Apple is a master of marketing’s four Ps. As the iPhone lineup has grown, so too has the importance of separating product features and pricing across the line. During the event, as Apple walked through each model, it became clear they’ve designed an iPhone for everyone with mostly overlapping features, yet separate and distinct in appeal and price, each with its own value proposition. Tim Cook, for example, said the iPhone 13 Pro is “for those who want the most out of their iPhone.” Beyond product and pricing, however, place and promotion have been real drivers of scale and margin expansion in the iPhone business. The iPhone’s “place,” or providing customers convenient access to purchase iPhones, has shifted from stores to online.

The beauty of the fall event, annual upgrades

In lining up the four Ps for separate and distinct customers, iPhone has expanded its base while driving increased conversion to the iPhone Upgrade Program. Apple has made annual upgrades seamless. And herein lies the beauty of Apple’s seemingly boring annual upgrades: annual upgrades! Pulling customers into a faster upgrade cycle. Combine all this with Apple’s advertising (from the event itself to 30 second spots to product placement in Ted Lasso), and the company’s world class marketing capabilities are clear and obvious.
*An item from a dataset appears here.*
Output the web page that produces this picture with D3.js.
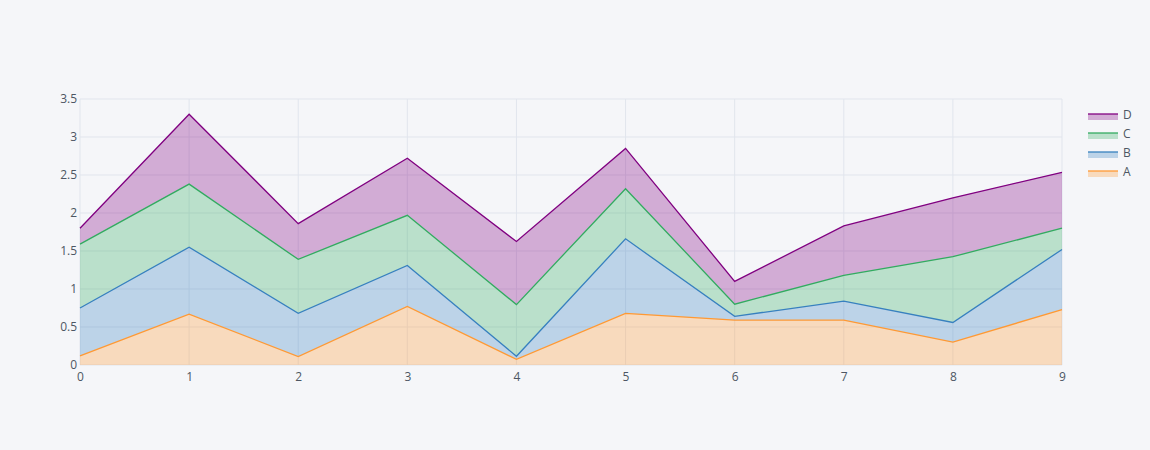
<!DOCTYPE html>
<html>
<head>
<meta charset="utf-8">
<script src="https://cdn.jsdelivr.net/npm/d3@7"></script>
<style>
  body { margin: 0; background: #F5F6F9; }
  svg { display: block; font-family: "Open Sans", Arial, sans-serif; }
</style>
</head>
<body>
<svg id="chart" width="1150" height="450"></svg>
<script>
// data
const xs = [0, 1, 2, 3, 4, 5, 6, 7, 8, 9];
const seriesNames = ['A', 'B', 'C', 'D'];
const valuesA = [0.12, 0.67, 0.11, 0.77, 0.075, 0.68, 0.59, 0.59, 0.30, 0.73];
const valuesB = [0.63, 0.88, 0.57, 0.54, 0.04, 0.98, 0.05, 0.25, 0.26, 0.79];
const valuesC = [0.84, 0.83, 0.71, 0.66, 0.68, 0.66, 0.16, 0.34, 0.865, 0.28];
const valuesD = [0.21, 0.92, 0.47, 0.75, 0.83, 0.53, 0.30, 0.65, 0.775, 0.735];
const yTicks = [0, 0.5, 1, 1.5, 2, 2.5, 3, 3.5];
const colors = ['rgb(255,153,51)', 'rgb(55,128,191)', 'rgb(50,171,96)', 'rgb(128,0,128)'];

const svg = d3.select('#chart');
const margin = { left: 80, right: 88, top: 99, bottom: 85 };
const width = 1150, height = 450;

const x = d3.scaleLinear()
    .domain([0, 9])
    .range([margin.left, width - margin.right]);

const y = d3.scaleLinear()
    .domain([0, 3.5])
    .range([height - margin.bottom, margin.top]);

const table = xs.map((v, i) => ({
    x: v, A: valuesA[i], B: valuesB[i], C: valuesC[i], D: valuesD[i]
}));
const stacked = d3.stack().keys(seriesNames)(table);

// background
svg.append('rect').attr('width', width).attr('height', height).attr('fill', '#F5F6F9');

// grid
const grid = svg.append('g');
grid.selectAll('.gy')
    .data(yTicks)
    .enter().append('line')
    .attr('x1', x(0)).attr('x2', x(9))
    .attr('y1', d => y(d)).attr('y2', d => y(d))
    .attr('stroke', '#E1E5ED').attr('stroke-width', 1);
grid.selectAll('.gx')
    .data(xs)
    .enter().append('line')
    .attr('x1', d => x(d)).attr('x2', d => x(d))
    .attr('y1', y(0)).attr('y2', y(3.5))
    .attr('stroke', '#E1E5ED').attr('stroke-width', 1);

const area = d3.area()
    .x(d => x(d.data.x))
    .y0(d => y(d[0]))
    .y1(d => y(d[1]));

const line = d3.line()
    .x(d => x(d.data.x))
    .y(d => y(d[1]));

svg.append('g')
    .selectAll('path')
    .data(stacked)
    .enter().append('path')
    .attr('d', area)
    .attr('fill', (d, i) => colors[i])
    .attr('fill-opacity', 0.3);

svg.append('g')
    .selectAll('path')
    .data(stacked)
    .enter().append('path')
    .attr('d', line)
    .attr('fill', 'none')
    .attr('stroke', (d, i) => colors[i])
    .attr('stroke-width', 1.3);

// axes
const xAxis = d3.axisBottom(x).tickValues(xs).tickSize(0).tickPadding(7);
const yAxis = d3.axisLeft(y).tickValues(yTicks).tickSize(0).tickPadding(3)
    .tickFormat(d3.format('~g'));

const gx = svg.append('g')
    .attr('transform', `translate(0,${y(0)})`)
    .call(xAxis);
const gy = svg.append('g')
    .attr('transform', `translate(${x(0)},0)`)
    .call(yAxis);

[gx, gy].forEach(g => {
    g.select('.domain').remove();
    g.selectAll('text')
        .attr('fill', '#4D5663')
        .style('font-size', '12px')
        .style('font-family', '"Open Sans", Arial, sans-serif');
});

// legend, reversed like the stack
const legend = svg.append('g').attr('transform', 'translate(1088,114)');
const items = legend.selectAll('g')
    .data(seriesNames.map((n, i) => ({ name: n, color: colors[i] })).reverse())
    .enter().append('g')
    .attr('transform', (d, i) => `translate(0,${i * 19})`);
items.append('rect')
    .attr('x', 0).attr('y', 0).attr('width', 30).attr('height', 6)
    .attr('fill', d => d.color).attr('fill-opacity', 0.3);
items.append('line')
    .attr('x1', 0).attr('x2', 30).attr('y1', 0).attr('y2', 0)
    .attr('stroke', d => d.color).attr('stroke-width', 1.3);
items.append('text')
    .attr('x', 35).attr('y', 4.5)
    .attr('fill', '#4D5663')
    .style('font-size', '12px')
    .text(d => d.name);
</script>
</body>
</html>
What is less obvious is the juggernaut they’ve created with these annual upgrades. Apple enjoys increasingly recurring spend on a growing share of consumers’ wallets with expanding optionality from related services and accessories. Also important, the upgrade 5G rising tide will continue in FY22. We estimate 400m iPhones are over 3 years old, a base that gives Apple a head start in meeting Street expectations for 260m iPhone unit sales over the next 12 months.

Room for innovation

On top of what Apple announced at its fall event, we still we see room for innovation. For example, Apple made no mention of a hardware subscription that could eventually eliminate the annual upgrade decision. We continue to believe Apple will eventually introduce a 360 bundle with Apple One for services, plus iPhone, Mac, iPad and/or Apple Watch hardware for a single monthly fee. Such a bundle would further tighten Apple’s death grip on the devices we use hundreds of times every day. Add on the potential for Apple to enter new markets including AR, MR, and auto, and we leave the event confident that despite a “boring” upgrade event, the company’s future will be exciting.

What was announced

  • New iPad priced at $329 with 64GB of storage. Priced the same as the previous version, with double the storage.
  • New iPad Mini at $499, up from $399. Lots to get excited about here for people that prefer the smaller size, along with a 5G option.
  • Apple Watch Series 7 with 20% bigger screen size and 33% faster charge time (45 mins) over Series 6, with the price unchanged at $399. Notably, Watch did not add rumored biomarkers. We’ll have to wait a year or two for blood pressure monitoring.
  • iPhone 13 Pro camera is cinema-level quality, with pricing unchanged from last year. Additionally, Apple introduced a 1TB storage option. While very few people will purchase the 1TB option, it carries about 85% gross margin that will offset some of the other rising component costs.
  • We did not see everything we were looking for, which sets up a few expected new product announcements in October, including a new MacBook Pro and AirPods.